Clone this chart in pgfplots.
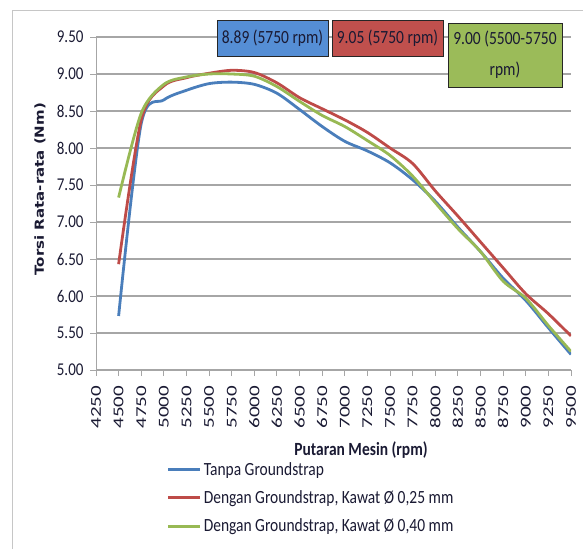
\documentclass[border=0pt]{standalone}
\usepackage{pgfplots}
\pgfplotsset{compat=1.18}
\usepackage{fontspec}
\usepackage{graphicx}
\setmainfont{Carlito}
\newfontfamily\dejavu{DejaVu Sans}

\definecolor{sblue}{HTML}{4A7EBB}
\definecolor{sred}{HTML}{BE4B48}
\definecolor{sgreen}{HTML}{98B954}
\definecolor{bblue}{HTML}{558ED5}
\definecolor{bred}{HTML}{C0504D}
\definecolor{bgreen}{HTML}{9BBB59}
\definecolor{gridc}{HTML}{A6A6A6}
\definecolor{txt}{HTML}{1A1A33}

\newcommand\st[1]{\scalebox{1}[1.2]{#1}}

\begin{document}
\begin{tikzpicture}
\path[use as bounding box] (0,0) rectangle (583pt,549pt);
\draw[gray!45, line width=1pt] (12pt,0pt) -- (12pt,538pt) -- (583pt,538pt);

\begin{axis}[
    at={(96pt,179pt)}, anchor=south west,
    scale only axis,
    width=475pt, height=333pt,
    xmin=4250, xmax=9500,
    ymin=5, ymax=9.5,
    xtick={4250,4500,...,9500},
    ytick={5,5.5,...,9.5},
    axis lines=left,
    axis line style={-, draw=gridc, line width=1pt},
    ymajorgrids,
    grid style={draw=gridc, line width=1.2pt},
    tick align=outside,
    major tick length=6pt,
    tick style={draw=gridc, line width=1pt},
    /pgf/number format/1000 sep={},
    /pgf/number format/assume math mode=true,
    yticklabel style={/pgf/number format/.cd, fixed, fixed zerofill, precision=2, /tikz/.cd,
        font=\fontsize{15}{15}\selectfont, yscale=1.2, text=txt, xshift=-3pt},
    xticklabel style={yshift=-5pt, rotate=90, anchor=east, xscale=1.4,
        font=\fontsize{15}{15}\selectfont, text=txt},
    xlabel={Putaran Mesin (rpm)},
    xlabel style={at={(axis description cs:0.558,-0.24)}, anchor=center,
        font=\fontsize{15.5}{15.5}\selectfont\bfseries, yscale=1.2, text=txt},
    ylabel={Torsi Rata-rata (Nm)},
    ylabel style={at={(axis description cs:-0.118,0.543)}, anchor=center, rotate=0,
        font=\dejavu\fontsize{12.5}{12.5}\selectfont\bfseries, xscale=1.2, text=txt},
    legend style={at={(axis description cs:0.149,-0.27)}, anchor=north west,
        draw=none, fill=none, font=\fontsize{15.5}{15.5}\selectfont, text=txt,
        row sep=10pt, inner sep=0pt},
    legend cell align=left,
    legend image code/.code={\draw[#1] (0pt,0pt) -- (32pt,0pt);},
    every axis plot/.append style={line width=2.8pt, smooth},
]
\addplot[sblue] coordinates {
(4500,5.73)(4750,8.33)(5000,8.65)(5250,8.78)(5500,8.87)(5750,8.89)(6000,8.86)
(6250,8.74)(6500,8.52)(6750,8.29)(7000,8.09)(7250,7.96)(7500,7.80)(7750,7.57)
(8000,7.28)(8250,6.93)(8500,6.60)(8750,6.24)(9000,5.94)(9250,5.57)(9500,5.21)};
\addlegendentry{\st{Tanpa Groundstrap}}
\addplot[sred] coordinates {
(4500,6.43)(4750,8.38)(5000,8.84)(5250,8.95)(5500,9.01)(5750,9.05)(6000,9.02)
(6250,8.88)(6500,8.68)(6750,8.53)(7000,8.38)(7250,8.21)(7500,8.00)(7750,7.79)
(8000,7.42)(8250,7.08)(8500,6.73)(8750,6.38)(9000,6.03)(9250,5.76)(9500,5.46)};
\addlegendentry{\st{Dengan Groundstrap, Kawat Ø 0,25 mm}}
\addplot[sgreen] coordinates {
(4500,7.33)(4750,8.47)(5000,8.86)(5250,8.96)(5500,9.00)(5750,9.00)(6000,8.97)
(6250,8.83)(6500,8.63)(6750,8.44)(7000,8.29)(7250,8.10)(7500,7.90)(7750,7.62)
(8000,7.26)(8250,6.91)(8500,6.60)(8750,6.20)(9000,5.97)(9250,5.60)(9500,5.25)};
\addlegendentry{\st{Dengan Groundstrap, Kawat Ø 0,40 mm}}
\end{axis}

\node[draw=black!85, line width=0.8pt, fill=bblue, minimum width=111pt, minimum height=36pt,
      inner sep=0pt, font=\fontsize{15.5}{15.5}\selectfont, text=txt]
      at (272.5pt,511pt) {\st{8.89 (5750 rpm)}};
\node[draw=black!85, line width=0.8pt, fill=bred, minimum width=111pt, minimum height=36pt,
      inner sep=0pt, font=\fontsize{15.5}{15.5}\selectfont, text=txt]
      at (387.5pt,511pt) {\st{9.05 (5750 rpm)}};
\node[draw=black!85, line width=0.8pt, fill=bgreen, minimum width=114pt, minimum height=64pt,
      inner sep=0pt, align=center, font=\fontsize{15.5}{31}\selectfont, text=txt]
      at (505pt,494pt) {\st{9.00 (5500-5750}\\\st{rpm)}};
\end{tikzpicture}
\end{document}
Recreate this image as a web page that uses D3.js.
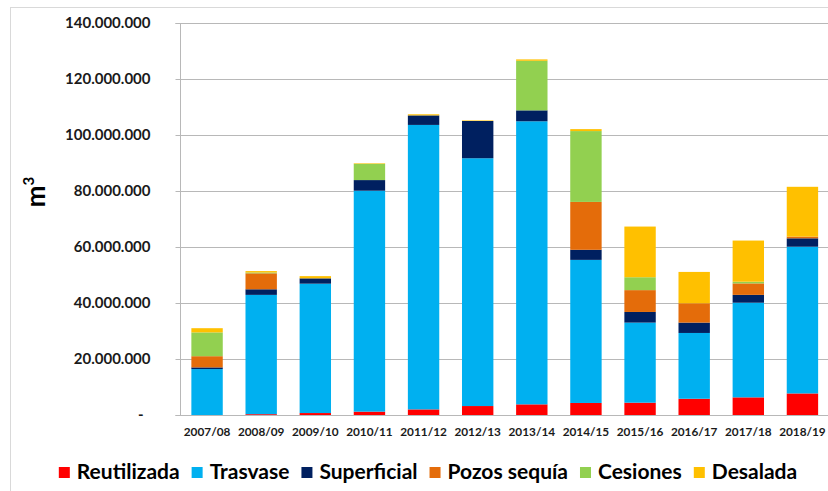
<!DOCTYPE html>
<html>
<head>
<meta charset="utf-8">
<script src="https://cdn.jsdelivr.net/npm/d3@7"></script>
<style>
  html, body { margin: 0; padding: 0; background: #fff; }
  svg { display: block; font-family: Lato, "Open Sans", sans-serif; }
</style>
</head>
<body>
<svg id="chart" width="828" height="491"></svg>
<script>
// ---- Data (millions of m3) ----
const categories = ["2007/08","2008/09","2009/10","2010/11","2011/12","2012/13","2013/14","2014/15","2015/16","2016/17","2017/18","2018/19"];
const seriesNames = ["Reutilizada","Trasvase","Superficial","Pozos sequía","Cesiones","Desalada"];
const reutilizada = [0,   0.3,  0.7,  1.2,  2.0,   3.2,  3.8,   4.3,  4.4,  5.8,  6.3,  7.7];
const trasvase    = [16.4,42.6, 46.2, 78.9, 101.6, 88.5, 101.1, 51.1, 28.6, 23.5, 33.8, 52.4];
const superficial = [0.6, 2.0,  1.9,  3.8,  3.4,   13.3, 3.9,   3.6,  3.8,  3.7,  2.8,  3.0];
const pozosSequia = [4.0, 5.7,  0,    0,    0,     0,    0,     17.1, 7.8,  6.9,  4.1,  0.6];
const cesiones    = [8.5, 0.3,  0,    5.8,  0,     0,    17.7,  25.3, 4.6,  0,    0.6,  0];
const desalada    = [1.5, 0.5,  0.8,  0.2,  0.4,   0.2,  0.5,   0.7,  18.1, 11.2, 14.7, 17.8];
const yTicks = [0, 20e6, 40e6, 60e6, 80e6, 100e6, 120e6, 140e6];
const colors = ["#ff0000","#00b0f0","#002060","#e46c0a","#92d050","#ffc000"];

const seriesValues = [reutilizada, trasvase, superficial, pozosSequia, cesiones, desalada];
const table = categories.map((c, i) => {
  const row = { cat: c };
  seriesNames.forEach((s, k) => row[s] = seriesValues[k][i] * 1e6);
  return row;
});

const svg = d3.select("#chart");

// chart frame
svg.append("rect")
  .attr("x", 10.5).attr("y", 7.5)
  .attr("width", 900).attr("height", 600)
  .attr("fill", "none").attr("stroke", "#d9d9d9");

const x = d3.scaleBand().domain(categories).range([180, 829.5])
  .paddingInner(0.42).paddingOuter(0.21);
const y = d3.scaleLinear().domain([0, 140e6]).range([415, 23]);

const loc = d3.formatLocale({ decimal: ",", thousands: ".", grouping: [3], currency: ["", ""] });
const fmt = loc.format(",");

// gridlines
svg.append("g").selectAll("line").data(yTicks.filter(d => d > 0)).join("line")
  .attr("x1", 180).attr("x2", 828)
  .attr("y1", d => Math.round(y(d)) + 0.5).attr("y2", d => Math.round(y(d)) + 0.5)
  .attr("stroke", "#b8b8b8").attr("stroke-width", 1);

// bars
const stack = d3.stack().keys(seriesNames);
const stacked = stack(table);
svg.append("g").selectAll("g").data(stacked).join("g")
  .attr("fill", (d, i) => colors[i])
  .selectAll("rect").data(d => d).join("rect")
  .attr("x", d => x(d.data.cat))
  .attr("width", x.bandwidth())
  .attr("y", d => y(d[1]))
  .attr("height", d => Math.max(0, y(d[0]) - y(d[1])));

// y axis
const yAxis = d3.axisLeft(y).tickValues(yTicks).tickSize(5).tickPadding(25)
  .tickFormat(d => d === 0 ? "-" : fmt(d));
const gy = svg.append("g").attr("transform", "translate(180.5,0)").call(yAxis);
gy.select(".domain").attr("stroke", "#b8b8b8").attr("d", "M-5,23.5H0V415.5H-5");
gy.selectAll(".tick line").attr("stroke", "#b8b8b8");
gy.selectAll(".tick text")
  .attr("font-size", "15px").attr("font-weight", "bold").attr("fill", "#1a1a1a")
  .attr("font-family", "Lato, sans-serif")
  .attr("dx", d => d === 0 ? "-7" : "0");

// x axis
const xAxis = d3.axisBottom(x).tickSize(0).tickPadding(12);
const gx = svg.append("g").attr("transform", "translate(0,415.5)").call(xAxis);
gx.select(".domain").attr("stroke", "#b8b8b8").attr("d", "M180,0H828");
gx.selectAll(".tick text")
  .attr("font-size", "11.8px").attr("font-weight", "bold").attr("fill", "#1a1a1a")
  .attr("font-family", "Lato, sans-serif");

// y label m3
const yl = svg.append("text")
  .attr("transform", "translate(45,192) rotate(-90)")
  .attr("text-anchor", "middle")
  .attr("font-size", "26px").attr("font-weight", "bold").attr("fill", "#000");
yl.append("tspan").text("m");
yl.append("tspan").attr("font-size", "15px").attr("dy", "-11").text("3");

// legend
const legend = svg.append("g");
const items = legend.selectAll("g").data(seriesNames).join("g");
items.append("rect").attr("width", 11).attr("height", 11).attr("y", 467)
  .attr("fill", (d, i) => colors[i]);
items.append("text").attr("x", 18).attr("y", 479)
  .attr("font-size", "21px").attr("font-weight", "bold").attr("fill", "#000")
  .text(d => d);
let cx = 0;
const gap = 12;
const positions = [];
items.each(function () {
  const w = d3.select(this).select("text").node().getComputedTextLength();
  positions.push(cx);
  cx += 18 + w + gap;
});
const totalW = cx - gap;
const startX = 428 - totalW / 2;
items.attr("transform", (d, i) => `translate(${startX + positions[i]},0)`);
</script>
</body>
</html>
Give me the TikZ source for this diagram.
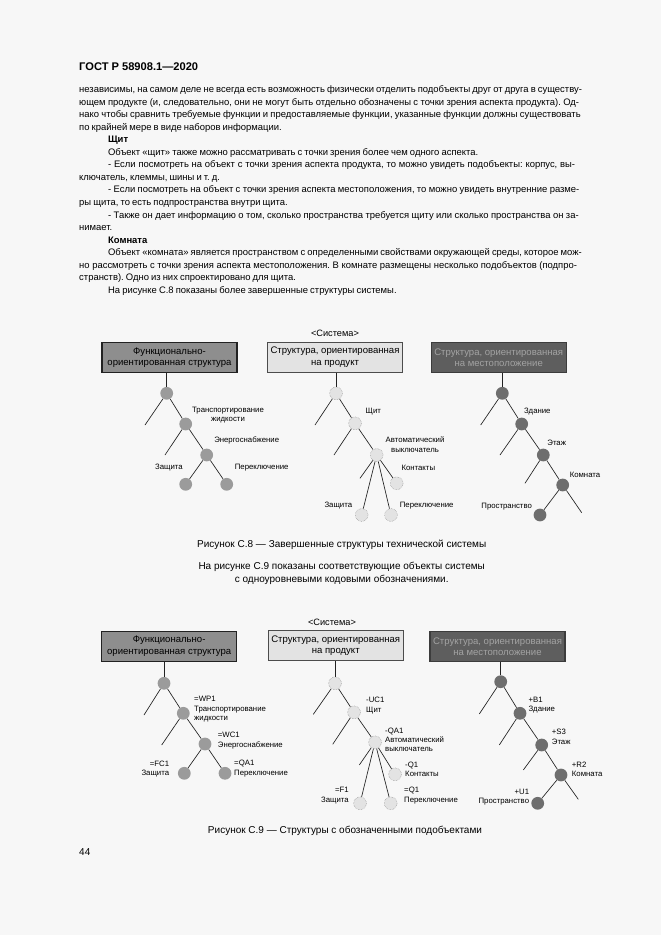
\documentclass[tikz,border=0pt]{standalone}
\usepackage{fontspec}
\setmainfont{Liberation Sans}
\definecolor{paper}{HTML}{F7F7F7}
\definecolor{ink}{HTML}{222222}
\definecolor{funcfill}{HTML}{8E8E8E}
\definecolor{prodfill}{HTML}{E3E3E3}
\definecolor{locfill}{HTML}{5E5E5E}
\definecolor{locedge}{HTML}{3C3C3C}
\definecolor{loctext}{HTML}{A3A3A3}
\definecolor{funcdot}{HTML}{9B9B9B}
\definecolor{locdot}{HTML}{6E6E6E}

\begin{document}
\begin{tikzpicture}[x=0.9pt, y=-0.9pt,
  box/.style={minimum width=121.5pt, minimum height=27pt, inner sep=1pt, align=center,
    font=\fontsize{8.6}{10.4}\selectfont, line width=1.1pt},
  fbox/.style={box, fill=funcfill, draw=ink},
  pbox/.style={box, fill=prodfill, draw=black!70},
  lbox/.style={box, fill=locfill, draw=locedge, text=loctext},
  fdot/.style={circle, fill=funcdot, inner sep=0pt, minimum size=11.5pt},
  pdot/.style={circle, draw=gray, densely dotted, fill=gray!22, inner sep=0pt, minimum size=11.5pt},
  ldot/.style={circle, fill=locdot, inner sep=0pt, minimum size=11.5pt},
  edge/.style={draw=ink, line width=0.6pt},
  lbl/.style={font=\fontsize{7}{8.3}\selectfont, inner sep=0pt},
  sys/.style={font=\fontsize{8.3}{9}\selectfont, inner sep=0pt},
  figcap/.style={font=\fontsize{9}{11.3}\selectfont, inner sep=0pt, align=center}]
  \fill[paper] (0,0) rectangle (661,935);
  \useasboundingbox (0,0) rectangle (661,935);

  % page text
  \node[anchor=west, font=\fontsize{10}{12}\selectfont\bfseries, inner sep=0pt] (head) at (79,67) {ГОСТ Р 58908.1—2020};
  \node[anchor=north west, inner sep=0pt, text width=452.7pt, font=\fontsize{8.5}{11.3}\selectfont] (body) at (79,85.3) {%
    \setlength{\parindent}{26pt}\setlength{\parskip}{0pt}\frenchspacing
    \spaceskip=0.22em plus 0.2em minus 0.08em
    \noindent независимы, на самом деле не всегда есть возможность физически отделить подобъекты друг от друга в существу-\linebreak
    ющем продукте (и, следовательно, они не могут быть отдельно обозначены с точки зрения аспекта продукта). Од-\linebreak
    нако чтобы сравнить требуемые функции и предоставляемые функции, указанные функции должны существовать\linebreak
    по крайней мере в виде наборов информации.\par
    \textbf{Щит}\par
    Объект «щит» также можно рассматривать с точки зрения более чем одного аспекта.\par
    - Если посмотреть на объект с точки зрения аспекта продукта, то можно увидеть подобъекты: корпус, вы-\linebreak
    ключатель, клеммы, шины и т. д.\par
    - Если посмотреть на объект с точки зрения аспекта местоположения, то можно увидеть внутренние разме-\linebreak
    ры щита, то есть подпространства внутри щита.\par
    - Также он дает информацию о том, сколько пространства требуется щиту или сколько пространства он за-\linebreak
    нимает.\par
    \textbf{Комната}\par
    Объект «комната» является пространством с определенными свойствами окружающей среды, которое мож-\linebreak
    но рассмотреть с точки зрения аспекта местоположения. В комнате размещены несколько подобъектов (подпро-\linebreak
    странств). Одно из них спроектировано для щита.\par
    На рисунке С.8 показаны более завершенные структуры системы.\par};

  % figure C.8
  \node[sys] (sysA) at (335,333) {<Система>};
  \node[fbox] (funcA) at (169.5,357.5) {Функционально-\\ориентированная структура};
  \node[pbox] (prodA) at (335,357.3) {Структура, ориентированная\\на продукт};
  \node[lbox] (locA) at (498.7,357.7) {Структура, ориентированная\\на местоположение};

  \node[fdot] (fa1) at (166.7,393.3) {};
  \node[fdot] (fa2) at (185.7,424) {};
  \node[fdot] (fa3) at (206.7,455) {};
  \node[fdot] (fa4) at (185.7,484.3) {};
  \node[fdot] (fa5) at (226.7,484.3) {};
  \coordinate (fae1) at (145,425);
  \coordinate (fae2) at (165,455);
  \draw[edge] (funcA.south -| fa1) -- (fa1);
  \draw[edge] (fa1) -- (fae1) (fa1) -- (fa2) (fa2) -- (fae2) (fa2) -- (fa3)
    (fa3) -- (fa4) (fa3) -- (fa5);
  \node[lbl, align=center] (faT) at (228,415.3) {Транспортирование\\жидкости};
  \node[lbl] (faE) at (246.7,440.7) {Энергоснабжение};
  \node[lbl] (faZ) at (169,467.7) {Защита};
  \node[lbl] (faP) at (261.7,467.7) {Переключение};

  \node[pdot] (pa1) at (336,393.3) {};
  \node[pdot] (pa2) at (355,423.3) {};
  \node[pdot] (pa3) at (376.7,455) {};
  \node[pdot] (pa4) at (396.7,483.3) {};
  \node[pdot] (pa5) at (361.7,515) {};
  \node[pdot] (pa6) at (391,515) {};
  \coordinate (pae1) at (315,425);
  \coordinate (pae2) at (334,455);
  \coordinate (pae3) at (360,478.3);
  \draw[edge] (prodA.south -| pa1) -- (pa1);
  \draw[edge] (pa1) -- (pae1) (pa1) -- (pa2) (pa2) -- (pae2) (pa2) -- (pa3)
    (pa3) -- (pae3) (pa3) -- (pa4) (pa3) -- (pa5) (pa3) -- (pa6);
  \node[lbl] (paS) at (373.3,411.7) {Щит};
  \node[lbl, align=center] (paA) at (415,444.7) {Автоматический\\выключатель};
  \node[lbl] (paK) at (418.3,468.3) {Контакты};
  \node[lbl] (paZ) at (338.3,505.7) {Защита};
  \node[lbl] (paP) at (426.7,505.7) {Переключение};

  \node[ldot] (la1) at (502.3,393.3) {};
  \node[ldot] (la2) at (521.7,424) {};
  \node[ldot] (la3) at (543.3,455) {};
  \node[ldot] (la4) at (562.7,485) {};
  \node[ldot] (la5) at (540,515) {};
  \coordinate (lae1) at (480.7,425);
  \coordinate (lae2) at (500,455);
  \coordinate (lae3) at (525,483.3);
  \coordinate (lae4) at (581.7,512.7);
  \draw[edge] (locA.south -| la1) -- (la1);
  \draw[edge] (la1) -- (lae1) (la1) -- (la2) (la2) -- (lae2) (la2) -- (la3)
    (la3) -- (lae3) (la3) -- (la4) (la4) -- (la5) (la4) -- (lae4);
  \node[lbl] (laZ) at (537.3,411.7) {Здание};
  \node[lbl] (laE) at (556.7,443.3) {Этаж};
  \node[lbl] (laK) at (585,475) {Комната};
  \node[lbl] (laP) at (506.7,506.7) {Пространство};

  \node[figcap] (capA) at (341.7,545) {Рисунок С.8 — Завершенные структуры технической системы};
  \node[figcap] (mid) at (341.7,573.5) {На рисунке С.9 показаны соответствующие объекты системы\\с одноуровневыми кодовыми обозначениями.};

  % figure C.9
  \node[sys] (sysB) at (332,622) {<Система>};
  \node[fbox] (funcB) at (169.2,646.2) {Функционально-\\ориентированная структура};
  \node[pbox] (prodB) at (335.7,645.5) {Структура, ориентированная\\на продукт};
  \node[lbox] (locB) at (497.5,646.7) {Структура, ориентированная\\на местоположение};

  \node[fdot] (fb1) at (164,683.3) {};
  \node[fdot] (fb2) at (183.3,713.3) {};
  \node[fdot] (fb3) at (205,744) {};
  \node[fdot] (fb4) at (184.3,773.3) {};
  \node[fdot] (fb5) at (225,773.3) {};
  \coordinate (fbe1) at (144,715);
  \coordinate (fbe2) at (161.7,745);
  \draw[edge] (funcB.south -| fb1) -- (fb1);
  \draw[edge] (fb1) -- (fbe1) (fb1) -- (fb2) (fb2) -- (fbe2) (fb2) -- (fb3)
    (fb3) -- (fb4) (fb3) -- (fb5);
  \node[lbl, align=left, anchor=west] (fbT) at (194,709.2) {=WP1\\Транспортирование\\жидкости};
  \node[lbl, align=left, anchor=west] (fbE) at (217.7,740.5) {=WC1\\Энергоснабжение};
  \node[lbl, align=right, anchor=east] (fbZ) at (169.3,768.7) {=FC1\\Защита};
  \node[lbl, align=left, anchor=west] (fbP) at (234,768.5) {=QA1\\Переключение};

  \node[pdot] (pb1) at (335,683.3) {};
  \node[pdot] (pb2) at (354,712.3) {};
  \node[pdot] (pb3) at (375,742.3) {};
  \node[pdot] (pb4) at (395,774.3) {};
  \node[pdot] (pb5) at (360,803.3) {};
  \node[pdot] (pb6) at (390.7,803.3) {};
  \coordinate (pbe1) at (313.3,714.3);
  \coordinate (pbe2) at (332.7,744.3);
  \coordinate (pbe3) at (359.3,765);
  \draw[edge] (prodB.south -| pb1) -- (pb1);
  \draw[edge] (pb1) -- (pbe1) (pb1) -- (pb2) (pb2) -- (pbe2) (pb2) -- (pb3)
    (pb3) -- (pbe3) (pb3) -- (pb4) (pb3) -- (pb5) (pb3) -- (pb6);
  \node[lbl, align=left, anchor=west] (pbS) at (366,705.5) {-UC1\\Щит};
  \node[lbl, align=left, anchor=west] (pbA) at (385,739.8) {-QA1\\Автоматический\\выключатель};
  \node[lbl, align=left, anchor=west] (pbK) at (405,769.2) {-Q1\\Контакты};
  \node[lbl, align=right, anchor=east] (pbZ) at (349,795.5) {=F1\\Защита};
  \node[lbl, align=left, anchor=west] (pbP) at (404,795.5) {=Q1\\Переключение};

  \node[ldot] (lb1) at (500.7,681.7) {};
  \node[ldot] (lb2) at (520,713.3) {};
  \node[ldot] (lb3) at (541.7,745) {};
  \node[ldot] (lb4) at (561,775) {};
  \node[ldot] (lb5) at (537.7,803.3) {};
  \coordinate (lbe1) at (479.3,714);
  \coordinate (lbe2) at (499.3,745);
  \coordinate (lbe3) at (523.3,770);
  \coordinate (lbe4) at (578.3,799.3);
  \draw[edge] (locB.south -| lb1) -- (lb1);
  \draw[edge] (lb1) -- (lbe1) (lb1) -- (lb2) (lb2) -- (lbe2) (lb2) -- (lb3)
    (lb3) -- (lbe3) (lb3) -- (lb4) (lb4) -- (lb5) (lb4) -- (lbe4);
  \node[lbl, align=left, anchor=west] (lbZ) at (528.3,705) {+B1\\Здание};
  \node[lbl, align=left, anchor=west] (lbE) at (551.7,736.8) {+S3\\Этаж};
  \node[lbl, align=left, anchor=west] (lbK) at (571.7,769.6) {+R2\\Комната};
  \node[lbl, align=right, anchor=east] (lbP) at (529.3,797.2) {+U1\\Пространство};

  \node[figcap] (capB) at (345,831) {Рисунок С.9 — Структуры с обозначенными подобъектами};
  \node[anchor=west, font=\fontsize{9}{11}\selectfont, inner sep=0pt] (pageno) at (79,852) {44};
\end{tikzpicture}
\end{document}
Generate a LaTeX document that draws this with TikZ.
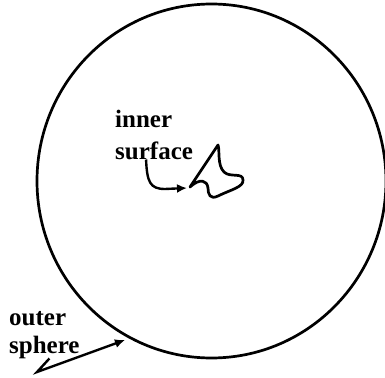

• **Exercise**: The lines from the top of the data above through the one holding "(12pt,538pt) -- (583pt,538pt);" are to be repeated exactly, and only those, with no pictures.

• **Result of this exercise**:
Clone this chart in pgfplots.
\documentclass[border=0pt]{standalone}
\usepackage{pgfplots}
\pgfplotsset{compat=1.18}
\usepackage{fontspec}
\usepackage{graphicx}
\setmainfont{Carlito}
\newfontfamily\dejavu{DejaVu Sans}

\definecolor{sblue}{HTML}{4A7EBB}
\definecolor{sred}{HTML}{BE4B48}
\definecolor{sgreen}{HTML}{98B954}
\definecolor{bblue}{HTML}{558ED5}
\definecolor{bred}{HTML}{C0504D}
\definecolor{bgreen}{HTML}{9BBB59}
\definecolor{gridc}{HTML}{A6A6A6}
\definecolor{txt}{HTML}{1A1A33}

\newcommand\st[1]{\scalebox{1}[1.2]{#1}}

\begin{document}
\begin{tikzpicture}
\path[use as bounding box] (0,0) rectangle (583pt,549pt);
\draw[gray!45, line width=1pt] (12pt,0pt) -- (12pt,538pt) -- (583pt,538pt);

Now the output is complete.